:: Dataset content ::
====================

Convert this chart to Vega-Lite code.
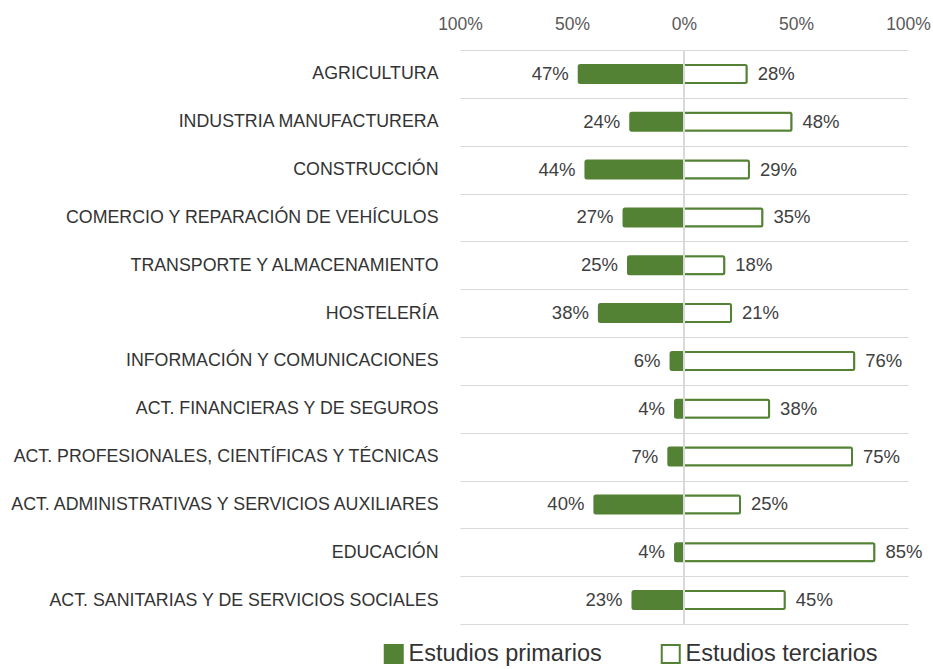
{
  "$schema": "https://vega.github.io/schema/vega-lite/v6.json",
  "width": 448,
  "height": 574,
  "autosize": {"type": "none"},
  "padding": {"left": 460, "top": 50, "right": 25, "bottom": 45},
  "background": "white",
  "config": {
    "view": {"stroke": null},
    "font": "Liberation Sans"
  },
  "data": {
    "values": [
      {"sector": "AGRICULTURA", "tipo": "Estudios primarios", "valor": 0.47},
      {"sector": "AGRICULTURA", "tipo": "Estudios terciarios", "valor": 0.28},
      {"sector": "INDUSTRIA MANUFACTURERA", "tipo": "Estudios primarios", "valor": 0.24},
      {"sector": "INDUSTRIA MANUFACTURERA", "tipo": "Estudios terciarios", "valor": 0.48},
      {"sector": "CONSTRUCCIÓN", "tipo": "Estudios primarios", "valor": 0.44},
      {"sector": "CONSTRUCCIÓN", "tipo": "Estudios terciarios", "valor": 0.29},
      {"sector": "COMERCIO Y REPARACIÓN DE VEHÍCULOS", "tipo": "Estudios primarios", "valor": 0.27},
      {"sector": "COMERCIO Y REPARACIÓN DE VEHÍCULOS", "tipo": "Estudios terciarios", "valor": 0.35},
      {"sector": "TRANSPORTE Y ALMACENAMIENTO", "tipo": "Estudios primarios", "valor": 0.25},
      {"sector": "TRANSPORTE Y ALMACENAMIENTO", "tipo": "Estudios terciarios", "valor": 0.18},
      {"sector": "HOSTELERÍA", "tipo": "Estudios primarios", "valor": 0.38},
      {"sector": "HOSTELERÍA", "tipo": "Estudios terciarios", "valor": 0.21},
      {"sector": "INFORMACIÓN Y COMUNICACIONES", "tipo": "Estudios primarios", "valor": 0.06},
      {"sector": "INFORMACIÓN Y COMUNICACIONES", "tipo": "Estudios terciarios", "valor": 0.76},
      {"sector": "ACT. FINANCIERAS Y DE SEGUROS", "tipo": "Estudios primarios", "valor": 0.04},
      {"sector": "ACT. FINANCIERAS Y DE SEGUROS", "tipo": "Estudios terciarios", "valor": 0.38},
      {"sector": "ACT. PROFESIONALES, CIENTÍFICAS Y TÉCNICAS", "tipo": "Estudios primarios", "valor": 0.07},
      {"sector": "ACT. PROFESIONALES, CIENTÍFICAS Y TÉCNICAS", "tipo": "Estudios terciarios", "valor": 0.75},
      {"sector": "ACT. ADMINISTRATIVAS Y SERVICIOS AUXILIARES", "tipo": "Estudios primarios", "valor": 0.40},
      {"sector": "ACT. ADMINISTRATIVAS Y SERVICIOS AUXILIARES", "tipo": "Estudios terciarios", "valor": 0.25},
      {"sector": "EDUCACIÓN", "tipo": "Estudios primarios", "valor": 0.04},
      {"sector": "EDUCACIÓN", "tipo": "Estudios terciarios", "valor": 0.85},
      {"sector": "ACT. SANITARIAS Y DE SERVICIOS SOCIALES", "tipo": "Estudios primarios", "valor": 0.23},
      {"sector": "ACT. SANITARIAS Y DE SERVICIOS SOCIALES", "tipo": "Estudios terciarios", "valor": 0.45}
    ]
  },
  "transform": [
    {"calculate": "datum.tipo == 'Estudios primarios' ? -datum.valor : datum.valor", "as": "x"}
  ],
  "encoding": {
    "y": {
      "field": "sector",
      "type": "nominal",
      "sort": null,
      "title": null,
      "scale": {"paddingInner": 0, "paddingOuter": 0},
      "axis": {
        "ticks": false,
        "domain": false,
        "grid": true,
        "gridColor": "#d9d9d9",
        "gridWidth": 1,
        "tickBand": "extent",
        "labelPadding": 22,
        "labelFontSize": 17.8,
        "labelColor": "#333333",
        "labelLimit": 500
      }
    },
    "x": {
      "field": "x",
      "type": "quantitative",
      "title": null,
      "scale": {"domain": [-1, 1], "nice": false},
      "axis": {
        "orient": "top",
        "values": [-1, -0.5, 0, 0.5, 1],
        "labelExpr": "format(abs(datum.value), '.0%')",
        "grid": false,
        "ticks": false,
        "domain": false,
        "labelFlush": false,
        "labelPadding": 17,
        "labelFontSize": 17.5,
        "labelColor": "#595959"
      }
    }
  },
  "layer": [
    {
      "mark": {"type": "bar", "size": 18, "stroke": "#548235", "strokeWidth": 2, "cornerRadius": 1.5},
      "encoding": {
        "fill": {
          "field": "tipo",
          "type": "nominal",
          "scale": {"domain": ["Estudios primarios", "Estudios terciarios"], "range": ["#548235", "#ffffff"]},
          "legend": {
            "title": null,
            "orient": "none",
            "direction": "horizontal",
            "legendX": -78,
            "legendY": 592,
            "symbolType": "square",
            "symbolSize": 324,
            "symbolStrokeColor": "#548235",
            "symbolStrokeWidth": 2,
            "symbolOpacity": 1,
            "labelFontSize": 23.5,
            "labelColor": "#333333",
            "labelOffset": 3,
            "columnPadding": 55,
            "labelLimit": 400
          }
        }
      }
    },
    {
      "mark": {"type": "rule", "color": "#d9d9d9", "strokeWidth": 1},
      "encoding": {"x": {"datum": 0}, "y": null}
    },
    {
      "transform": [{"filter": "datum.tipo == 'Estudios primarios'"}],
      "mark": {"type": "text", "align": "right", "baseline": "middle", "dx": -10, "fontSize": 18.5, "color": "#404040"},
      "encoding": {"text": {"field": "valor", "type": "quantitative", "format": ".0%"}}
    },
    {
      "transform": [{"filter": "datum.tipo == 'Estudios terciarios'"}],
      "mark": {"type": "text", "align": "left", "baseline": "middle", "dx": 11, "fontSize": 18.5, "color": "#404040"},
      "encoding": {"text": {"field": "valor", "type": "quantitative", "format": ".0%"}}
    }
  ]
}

====================

:: Instructions for the task ::
Print the whole listing above once more, word for word, without its pictures.

:: Response ::
Convert this chart to Vega-Lite code.
{
  "$schema": "https://vega.github.io/schema/vega-lite/v6.json",
  "width": 448,
  "height": 574,
  "autosize": {"type": "none"},
  "padding": {"left": 460, "top": 50, "right": 25, "bottom": 45},
  "background": "white",
  "config": {
    "view": {"stroke": null},
    "font": "Liberation Sans"
  },
  "data": {
    "values": [
      {"sector": "AGRICULTURA", "tipo": "Estudios primarios", "valor": 0.47},
      {"sector": "AGRICULTURA", "tipo": "Estudios terciarios", "valor": 0.28},
      {"sector": "INDUSTRIA MANUFACTURERA", "tipo": "Estudios primarios", "valor": 0.24},
      {"sector": "INDUSTRIA MANUFACTURERA", "tipo": "Estudios terciarios", "valor": 0.48},
      {"sector": "CONSTRUCCIÓN", "tipo": "Estudios primarios", "valor": 0.44},
      {"sector": "CONSTRUCCIÓN", "tipo": "Estudios terciarios", "valor": 0.29},
      {"sector": "COMERCIO Y REPARACIÓN DE VEHÍCULOS", "tipo": "Estudios primarios", "valor": 0.27},
      {"sector": "COMERCIO Y REPARACIÓN DE VEHÍCULOS", "tipo": "Estudios terciarios", "valor": 0.35},
      {"sector": "TRANSPORTE Y ALMACENAMIENTO", "tipo": "Estudios primarios", "valor": 0.25},
      {"sector": "TRANSPORTE Y ALMACENAMIENTO", "tipo": "Estudios terciarios", "valor": 0.18},
      {"sector": "HOSTELERÍA", "tipo": "Estudios primarios", "valor": 0.38},
      {"sector": "HOSTELERÍA", "tipo": "Estudios terciarios", "valor": 0.21},
      {"sector": "INFORMACIÓN Y COMUNICACIONES", "tipo": "Estudios primarios", "valor": 0.06},
      {"sector": "INFORMACIÓN Y COMUNICACIONES", "tipo": "Estudios terciarios", "valor": 0.76},
      {"sector": "ACT. FINANCIERAS Y DE SEGUROS", "tipo": "Estudios primarios", "valor": 0.04},
      {"sector": "ACT. FINANCIERAS Y DE SEGUROS", "tipo": "Estudios terciarios", "valor": 0.38},
      {"sector": "ACT. PROFESIONALES, CIENTÍFICAS Y TÉCNICAS", "tipo": "Estudios primarios", "valor": 0.07},
      {"sector": "ACT. PROFESIONALES, CIENTÍFICAS Y TÉCNICAS", "tipo": "Estudios terciarios", "valor": 0.75},
      {"sector": "ACT. ADMINISTRATIVAS Y SERVICIOS AUXILIARES", "tipo": "Estudios primarios", "valor": 0.40},
      {"sector": "ACT. ADMINISTRATIVAS Y SERVICIOS AUXILIARES", "tipo": "Estudios terciarios", "valor": 0.25},
      {"sector": "EDUCACIÓN", "tipo": "Estudios primarios", "valor": 0.04},
      {"sector": "EDUCACIÓN", "tipo": "Estudios terciarios", "valor": 0.85},
      {"sector": "ACT. SANITARIAS Y DE SERVICIOS SOCIALES", "tipo": "Estudios primarios", "valor": 0.23},
      {"sector": "ACT. SANITARIAS Y DE SERVICIOS SOCIALES", "tipo": "Estudios terciarios", "valor": 0.45}
    ]
  },
  "transform": [
    {"calculate": "datum.tipo == 'Estudios primarios' ? -datum.valor : datum.valor", "as": "x"}
  ],
  "encoding": {
    "y": {
      "field": "sector",
      "type": "nominal",
      "sort": null,
      "title": null,
      "scale": {"paddingInner": 0, "paddingOuter": 0},
      "axis": {
        "ticks": false,
        "domain": false,
        "grid": true,
        "gridColor": "#d9d9d9",
        "gridWidth": 1,
        "tickBand": "extent",
        "labelPadding": 22,
        "labelFontSize": 17.8,
        "labelColor": "#333333",
        "labelLimit": 500
      }
    },
    "x": {
      "field": "x",
      "type": "quantitative",
      "title": null,
      "scale": {"domain": [-1, 1], "nice": false},
      "axis": {
        "orient": "top",
        "values": [-1, -0.5, 0, 0.5, 1],
        "labelExpr": "format(abs(datum.value), '.0%')",
        "grid": false,
        "ticks": false,
        "domain": false,
        "labelFlush": false,
        "labelPadding": 17,
        "labelFontSize": 17.5,
        "labelColor": "#595959"
      }
    }
  },
  "layer": [
    {
      "mark": {"type": "bar", "size": 18, "stroke": "#548235", "strokeWidth": 2, "cornerRadius": 1.5},
      "encoding": {
        "fill": {
          "field": "tipo",
          "type": "nominal",
          "scale": {"domain": ["Estudios primarios", "Estudios terciarios"], "range": ["#548235", "#ffffff"]},
          "legend": {
            "title": null,
            "orient": "none",
            "direction": "horizontal",
            "legendX": -78,
            "legendY": 592,
            "symbolType": "square",
            "symbolSize": 324,
            "symbolStrokeColor": "#548235",
            "symbolStrokeWidth": 2,
            "symbolOpacity": 1,
            "labelFontSize": 23.5,
            "labelColor": "#333333",
            "labelOffset": 3,
            "columnPadding": 55,
            "labelLimit": 400
          }
        }
      }
    },
    {
      "mark": {"type": "rule", "color": "#d9d9d9", "strokeWidth": 1},
      "encoding": {"x": {"datum": 0}, "y": null}
    },
    {
      "transform": [{"filter": "datum.tipo == 'Estudios primarios'"}],
      "mark": {"type": "text", "align": "right", "baseline": "middle", "dx": -10, "fontSize": 18.5, "color": "#404040"},
      "encoding": {"text": {"field": "valor", "type": "quantitative", "format": ".0%"}}
    },
    {
      "transform": [{"filter": "datum.tipo == 'Estudios terciarios'"}],
      "mark": {"type": "text", "align": "left", "baseline": "middle", "dx": 11, "fontSize": 18.5, "color": "#404040"},
      "encoding": {"text": {"field": "valor", "type": "quantitative", "format": ".0%"}}
    }
  ]
}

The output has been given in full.